Enhanced retention of microplastics in biopolymer-modified porous media: Insights from pore-scale visualization

Microplastics (MPs), due to their small size and high mobility, have been widely detected in soils and groundwater, posing long-term ecological risks. Developing sustainable and effective strategies to limit their transport in porous media remains a critical environmental challenge. In this study, a plant-derived biopolymer (BDH) was introduced to modify porous media and enhance the retention of polymethyl methacrylate microplastics (PMPs). A pore-scale visualization platform was employed to systematically investigate PMP transport and retention under varying BDH contents, initial PMP concentrations, flow rates, and saturation conditions. Nuclear magnetic resonance (NMR) was used to track pore structure evolution during transport. Results showed that in saturated media, PMPs were primarily retained via surface deposition and pore straining, whereas in unsaturated conditions, film straining and air-water interface capture dominated.
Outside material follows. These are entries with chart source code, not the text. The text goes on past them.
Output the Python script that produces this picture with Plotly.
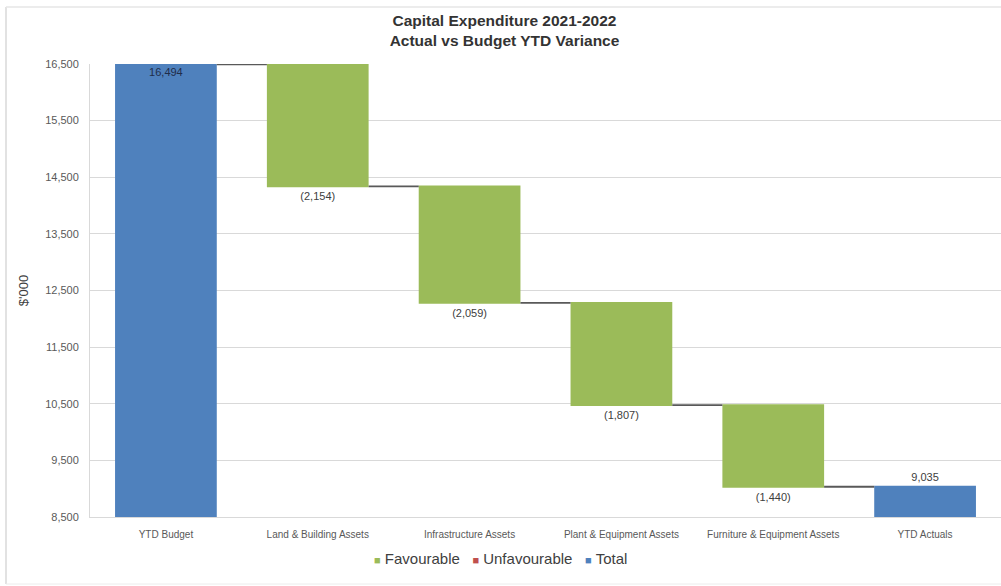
import plotly.graph_objects as go

# Capital expenditure waterfall: YTD budget, variances by asset class, YTD actuals
categories = ["YTD Budget", "Land & Building Assets", "Infrastructure Assets",
              "Plant & Equipment Assets", "Furniture & Equipment Assets", "YTD Actuals"]
values = [16494, -2154, -2059, -1807, -1440, 9035]
measures = ["absolute", "relative", "relative", "relative", "relative", "absolute"]
labels = ["16,494", "(2,154)", "(2,059)", "(1,807)", "(1,440)", "9,035"]
y_ticks = [8500, 9500, 10500, 11500, 12500, 13500, 14500, 15500, 16500]
y_tick_text = ["8,500", "9,500", "10,500", "11,500", "12,500", "13,500", "14,500", "15,500", "16,500"]
legend_names = ["Favourable", "Unfavourable", "Total"]

GREEN = "#9bbb59"
RED = "#c0504d"
BLUE = "#4f81bd"
legend_colors = [GREEN, RED, BLUE]
FONT = "Liberation Sans, Arial, sans-serif"
NBSP = "\u00a0"

fig = go.Figure()
fig.add_trace(go.Waterfall(
    x=categories,
    y=values,
    measure=measures,
    text=labels,
    textposition=["inside", "outside", "outside", "outside", "outside", "outside"],
    insidetextanchor="end",
    textfont=dict(family=FONT, size=11, color="#404040"),
    insidetextfont=dict(family=FONT, size=11, color="#1f2d4a"),
    outsidetextfont=dict(family=FONT, size=11, color="#404040"),
    decreasing=dict(marker=dict(color=GREEN)),
    increasing=dict(marker=dict(color=RED)),
    totals=dict(marker=dict(color=BLUE)),
    connector=dict(mode="between", line=dict(color="#595959", width=1.8)),
    width=0.67,
    showlegend=False,
    hoverinfo="x+y",
))

# Compact legend row: small coloured squares followed by the series names
legend_text = (NBSP * 3).join(
    f"<span style='color:{c};font-size:11px'>■</span>{NBSP}{n}"
    for n, c in zip(legend_names, legend_colors)
)

fig.update_layout(
    width=1001, height=586,
    margin=dict(l=90, r=0, t=64, b=69),
    paper_bgcolor="white",
    plot_bgcolor="white",
    font=dict(family=FONT, color="#404040"),
    showlegend=False,
    title=dict(
        text="<b>Capital Expenditure 2021-2022<br>Actual vs Budget YTD Variance</b>",
        x=0.504, xref="container", xanchor="center",
        yref="container", y=1 - 26 / 586, yanchor="middle",
        font=dict(family=FONT, size=15.5, color="#333333"),
    ),
    annotations=[dict(
        text=legend_text, showarrow=False,
        xref="paper", yref="paper",
        x=(500 - 90) / 911, y=(517 - 558) / 453,
        xanchor="center", yanchor="middle",
        font=dict(family=FONT, size=15, color="#404040"),
    )],
    yaxis=dict(
        range=[8500, 16500],
        tickvals=y_ticks, ticktext=y_tick_text,
        tickfont=dict(family=FONT, size=11, color="#595959"),
        showgrid=True, gridcolor="#d9d9d9", gridwidth=1,
        showline=True, linecolor="#d9d9d9", linewidth=1,
        zeroline=False, ticks="", ticklabelstandoff=8,
        title=dict(text="$'000", font=dict(family=FONT, size=13, color="#404040"), standoff=13),
    ),
    xaxis=dict(
        tickfont=dict(family=FONT, size=10, color="#595959"),
        showline=True, linecolor="#d9d9d9", linewidth=1,
        showgrid=False, ticks="", ticklabelstandoff=8,
    ),
    shapes=[
        dict(type="line", xref="paper", yref="paper",
             x0=(6 - 90) / 911, x1=(6 - 90) / 911, y0=-(584 - 517) / 453, y1=(517 - 7) / 453,
             line=dict(color="#d9d9d9", width=1.5)),
        dict(type="line", xref="paper", yref="paper",
             x0=(6 - 90) / 911, x1=1, y0=(517 - 7) / 453, y1=(517 - 7) / 453,
             line=dict(color="#e6e6e6", width=1.5)),
        dict(type="line", xref="paper", yref="paper",
             x0=(6 - 90) / 911, x1=1, y0=-(584 - 517) / 453, y1=-(584 - 517) / 453,
             line=dict(color="#ececec", width=1)),
    ],
)

fig.write_html("out.html")
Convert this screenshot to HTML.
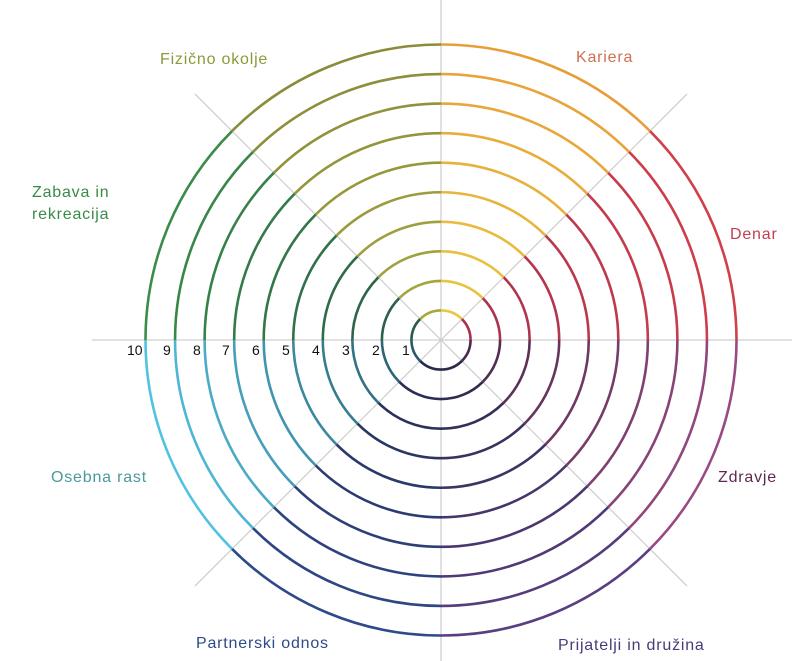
<!DOCTYPE html>
<html><head><meta charset="utf-8"><style>
html,body{margin:0;padding:0;background:#fff;width:802px;height:661px;overflow:hidden}
svg{display:block}
text{font-family:"Liberation Sans",sans-serif}
</style></head><body>
<svg id="s" width="802" height="661" viewBox="0 0 802 661" xmlns="http://www.w3.org/2000/svg">
<g stroke="#cfcfcf" stroke-width="1.3">
<line x1="92" y1="340" x2="792" y2="340"/>
<line x1="441" y1="0" x2="441" y2="661"/>
<line x1="195" y1="94" x2="687" y2="586"/>
<line x1="195" y1="586" x2="687" y2="94"/>
</g>
<g id="rings" fill="none" stroke-width="2.6"></g>
<g font-size="14" fill="#111">
<text x="127" y="355">10</text><text x="163" y="355">9</text><text x="193" y="355">8</text><text x="222" y="355">7</text><text x="252" y="355">6</text><text x="282" y="355">5</text><text x="312" y="355">4</text><text x="342" y="355">3</text><text x="372" y="355">2</text><text x="402" y="355">1</text>
</g>
<g font-size="16" letter-spacing="0.8">
<text x="160" y="64" fill="#8a9a3a">Fizično okolje</text>
<text x="576" y="62" fill="#d07050">Kariera</text>
<text x="32" y="197" fill="#3a8a48">Zabava in</text>
<text x="32" y="219" fill="#3a8a48">rekreacija</text>
<text x="730" y="239" fill="#c04050">Denar</text>
<text x="51" y="482" fill="#4a9a9a">Osebna rast</text>
<text x="718" y="482" fill="#602a50">Zdravje</text>
<text x="196" y="648" fill="#2e4a8a">Partnerski odnos</text>
<text x="558" y="650" fill="#4a3a7a">Prijatelji in družina</text>
</g>
</svg>
<script>
var outer=["#e89e38","#d0404a","#9a4a82","#5a3e82","#2e4a8a","#52c2e2","#3a8c48","#8a8c3a"];
var inner=["#e8c840","#a83050","#4a2a4a","#2a2a4a","#2a2a50","#2a5a6a","#2a5a4a","#a8a840"];
function hx(c){return [parseInt(c.substr(1,2),16),parseInt(c.substr(3,2),16),parseInt(c.substr(5,2),16)]}
function mix(a,b,t){var A=hx(a),B=hx(b);return "rgb("+A.map(function(v,i){return Math.round(v+(B[i]-v)*t)}).join(",")+")"}
var g=document.getElementById("rings"),cx=441,cy=340,out="";
for(var n=1;n<=10;n++){var r=29.55*n;
for(var k=0;k<8;k++){var a0=(k*45-90)*Math.PI/180,a1=((k+1)*45-90)*Math.PI/180;
var x0=cx+r*Math.cos(a0),y0=cy+r*Math.sin(a0),x1=cx+r*Math.cos(a1),y1=cy+r*Math.sin(a1);
var c=mix(inner[k],outer[k],(n-1)/9);
out+='<path stroke="'+c+'" d="M'+x0.toFixed(2)+' '+y0.toFixed(2)+' A'+r+' '+r+' 0 0 1 '+x1.toFixed(2)+' '+y1.toFixed(2)+'"/>';}}
g.innerHTML=out;
</script>
</body></html>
With BDH modification, network capture by BDH became the primary retention mechanism. Increasing BDH contents significantly inhibited PMP transport, with 1.5 % BDH achieving a maximum interception rate of 66.5 %. Mechanistic analysis revealed that BDH formed a three-dimensional hydrogel network through hydrogen bonding. This hydrogel coated, encapsulated, and bridged sand particles via hydrogen bonding, reducing pore spaces and obstructing PMP transport pathways. Furthermore, partial coverage of surface charges on sand and PMPs by BDH reduced electrostatic repulsion, while hydrogen bonding between BDH and PMPs further enhanced their retention. The findings advance a deeper understanding of MP transport and retention in modified porous media, providing a scientific basis for developing green and efficient strategies to control microplastic pollution.